Tools Mentioned in DH2020 Abstracts

by Frank Fischer and Yoann Moranville

Building on our previous attempts to extract digital tools mentioned in abstracts of Digital Humanities conferences, we conducted a similar exercise for this week’s virtual DH2020. We again used our simple string-matching programme ToolXtractor and an updated list of tools in the TAPoR database.

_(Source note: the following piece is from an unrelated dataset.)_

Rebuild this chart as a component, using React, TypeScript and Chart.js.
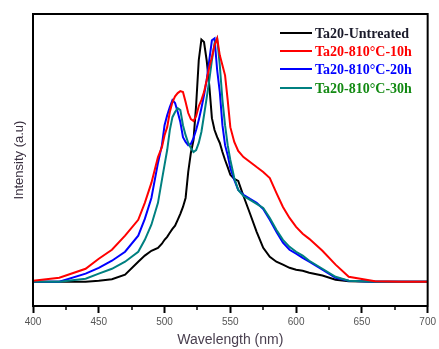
import React, { useEffect, useRef } from "react";
import { Chart, registerables } from "chart.js";

Chart.register(...registerables);

const wavelengths = [400, 420, 440, 450, 460, 470, 480, 485, 490, 495, 498, 500, 502, 504, 506, 508, 510, 512, 514, 516, 518, 520, 522, 524, 526, 528, 530, 532, 534, 536, 538, 540, 542, 544, 546, 548, 550, 553, 556, 560, 565, 570, 575, 580, 585, 590, 595, 600, 605, 610, 620, 630, 640, 660, 680, 700];

const untreated = [0, 0, 0, 0.004, 0.01, 0.029, 0.082, 0.107, 0.127, 0.139, 0.156, 0.172, 0.184, 0.201, 0.217, 0.23, 0.254, 0.279, 0.307, 0.344, 0.451, 0.529, 0.582, 0.725, 0.91, 0.995, 0.985, 0.91, 0.807, 0.672, 0.623, 0.594, 0.57, 0.533, 0.5, 0.471, 0.439, 0.422, 0.414, 0.352, 0.279, 0.205, 0.139, 0.102, 0.082, 0.07, 0.057, 0.049, 0.045, 0.037, 0.025, 0.008, 0.002, 0, 0, 0];

const h10 = [0.004, 0.016, 0.053, 0.094, 0.131, 0.189, 0.254, 0.324, 0.406, 0.512, 0.553, 0.602, 0.635, 0.697, 0.738, 0.762, 0.775, 0.783, 0.779, 0.738, 0.693, 0.668, 0.66, 0.68, 0.721, 0.746, 0.779, 0.828, 0.881, 0.922, 0.971, 1.0, 0.93, 0.889, 0.848, 0.746, 0.635, 0.574, 0.537, 0.512, 0.492, 0.471, 0.451, 0.426, 0.365, 0.307, 0.262, 0.225, 0.197, 0.176, 0.127, 0.07, 0.02, 0.002, 0, 0];

const h20 = [0, 0, 0.033, 0.057, 0.086, 0.123, 0.189, 0.258, 0.344, 0.488, 0.561, 0.643, 0.684, 0.717, 0.746, 0.734, 0.697, 0.656, 0.594, 0.574, 0.561, 0.566, 0.59, 0.623, 0.664, 0.713, 0.766, 0.828, 0.91, 0.992, 1.0, 0.869, 0.779, 0.643, 0.561, 0.52, 0.467, 0.418, 0.377, 0.357, 0.34, 0.324, 0.299, 0.254, 0.205, 0.16, 0.131, 0.115, 0.098, 0.082, 0.049, 0.016, 0.004, 0, 0, 0];

const h30 = [0, 0, 0.012, 0.033, 0.053, 0.082, 0.123, 0.172, 0.234, 0.324, 0.418, 0.48, 0.541, 0.623, 0.676, 0.697, 0.713, 0.705, 0.643, 0.602, 0.57, 0.549, 0.533, 0.541, 0.57, 0.615, 0.684, 0.754, 0.828, 0.91, 0.98, 1.0, 0.889, 0.746, 0.643, 0.561, 0.5, 0.426, 0.377, 0.352, 0.336, 0.32, 0.303, 0.262, 0.213, 0.172, 0.143, 0.123, 0.107, 0.086, 0.053, 0.02, 0.004, 0, 0, 0];

const seriesNames = ["Ta20-Untreated", "Ta20-810\u00B0C-10h", "Ta20-810\u00B0C-20h", "Ta20-810\u00B0C-30h"];
const lineColors = ["#000000", "#ff0000", "#0000ff", "#008080"];
const textColors = ["#1a1a2a", "#ff0000", "#0000ff", "#138a13"];
const majorTicks = [400, 450, 500, 550, 600, 650, 700];
const minorTicks = [425, 475, 525, 575, 625, 675];

export default function App() {
  const ref = useRef<HTMLCanvasElement | null>(null);

  useEffect(() => {
    const canvas = ref.current;
    if (!canvas) return;
    const series = [untreated, h10, h20, h30];
    const orders = [3, 0, 2, 1];

    const framePlugin = {
      id: "frame",
      afterDraw(chart: any) {
        const { ctx, chartArea } = chart;
        const xs = chart.scales.x;
        ctx.save();
        ctx.strokeStyle = "#000";
        ctx.lineWidth = 2;
        ctx.strokeRect(chartArea.left, chartArea.top, chartArea.right - chartArea.left, chartArea.bottom - chartArea.top);
        // minor ticks
        ctx.lineWidth = 1.5;
        ctx.beginPath();
        minorTicks.forEach((v) => {
          const px = Math.round(xs.getPixelForValue(v));
          ctx.moveTo(px, chartArea.bottom);
          ctx.lineTo(px, chartArea.bottom + 4);
        });
        ctx.stroke();
        // legend
        const x0 = 280, x1 = 312, tx = 315;
        const ys = [33, 51, 69, 88];
        ctx.font = "bold 14px 'Liberation Serif', serif";
        ctx.textBaseline = "middle";
        ctx.textAlign = "left";
        seriesNames.forEach((name, i) => {
          ctx.strokeStyle = lineColors[i];
          ctx.lineWidth = 2;
          ctx.beginPath();
          ctx.moveTo(x0, ys[i]);
          ctx.lineTo(x1, ys[i]);
          ctx.stroke();
          ctx.fillStyle = textColors[i];
          ctx.fillText(name, tx, ys[i] + 1);
        });
        ctx.restore();
      },
    };

    const chart = new Chart(canvas, {
      type: "line",
      data: {
        datasets: series.map((vals, i) => ({
          label: seriesNames[i],
          data: wavelengths.map((w, j) => ({ x: w, y: vals[j] })),
          borderColor: lineColors[i],
          backgroundColor: lineColors[i],
          borderWidth: 2,
          pointRadius: 0,
          tension: 0,
          fill: false,
          order: orders[i],
        })),
      },
      options: {
        animation: false,
        responsive: false,
        maintainAspectRatio: false,
        layout: { padding: { top: 14, right: 11, left: 0, bottom: 0 } },
        plugins: {
          legend: { display: false },
          tooltip: { enabled: false },
        },
        scales: {
          x: {
            type: "linear",
            min: 400,
            max: 700,
            afterBuildTicks: (scale: any) => {
              scale.ticks = majorTicks.map((v) => ({ value: v }));
            },
            afterFit: (scale: any) => {
              scale.height = 43;
            },
            ticks: {
              padding: 3,
              color: "#555",
              font: { family: "'Liberation Sans', Arial, sans-serif", size: 10 },
              maxRotation: 0,
              autoSkip: false,
              callback: (v: any) => String(v),
            },
            grid: {
              display: true,
              drawOnChartArea: false,
              drawTicks: true,
              tickLength: 7,
              tickColor: "#000",
              tickWidth: 2,
            },
            border: { display: true, color: "#000", width: 2 },
            title: {
              display: true,
              text: "Wavelength (nm)",
              color: "#4a4050",
              font: { family: "'Liberation Sans', Arial, sans-serif", size: 14 },
              padding: { top: 0, bottom: 0 },
            },
          },
          y: {
            type: "linear",
            min: -0.1,
            max: 1.1,
            afterFit: (scale: any) => {
              scale.width = 33;
            },
            ticks: { display: false },
            grid: { display: false },
            border: { display: true, color: "#000", width: 2 },
            title: {
              display: true,
              text: "Intensity (a.u)",
              color: "#3a3040",
              font: { family: "'Liberation Sans', Arial, sans-serif", size: 13 },
              padding: { top: 12, bottom: 0 },
            },
          },
        },
      },
      plugins: [framePlugin],
    });

    return () => chart.destroy();
  }, []);

  return (
    <div style={{ position: "fixed", left: 0, top: 0, width: 439, height: 349, background: "#fff" }}>
      <canvas ref={ref} width={439} height={349} />
    </div>
  );
}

So here is an overview of tools mentioned in more than one abstract (out of a total of 475 abstracts for all conference formats), including links to the actual texts – followed by some observations at the bottom of this blog post:

spaCy (5)

word2vec (5)

Gephi (4)

Natural Language Toolkit (4)

Voyant Tools (4)

Drupal (3)

Google Maps (3)

Tesseract (3)

ArcGIS (2)

Cytoscape (2)


Neo4j (2)

Omeka (2)

OpenStreetMap (2)

Some Acknowledgements and Observations

  • Programming languages were excluded in this list (for a reality check: Python is mentioned in 26 abstracts, JavaScript in 11, MySQL in 4). Also, no full-text, data or code repositories like HathiTrust, Google Books, GitHub, Dataverse or Islandora were included.
  • Disambiguation was needed: The stylo R package didn’t make it into the list, although the term ‘stylo’ is mentioned in two abstracts. But the second time it did not refer to the well-known stylometry library, but to another tool.
  • So, hm, only 14 tools that were explicitely mentioned more than once. Our guess is still that not all tools that contributed to a research project or workshop were mentioned, which makes it more difficult to understand how things were done. One reason for this could be the limited writing space for conference abstracts, but there is definitely room for improvement in terms of specifically mentioning the tools used.
  • The TAPoR list of tools, even if updated, still isn’t (and never will be) exhaustive, so as usual, take this with a grain of salt.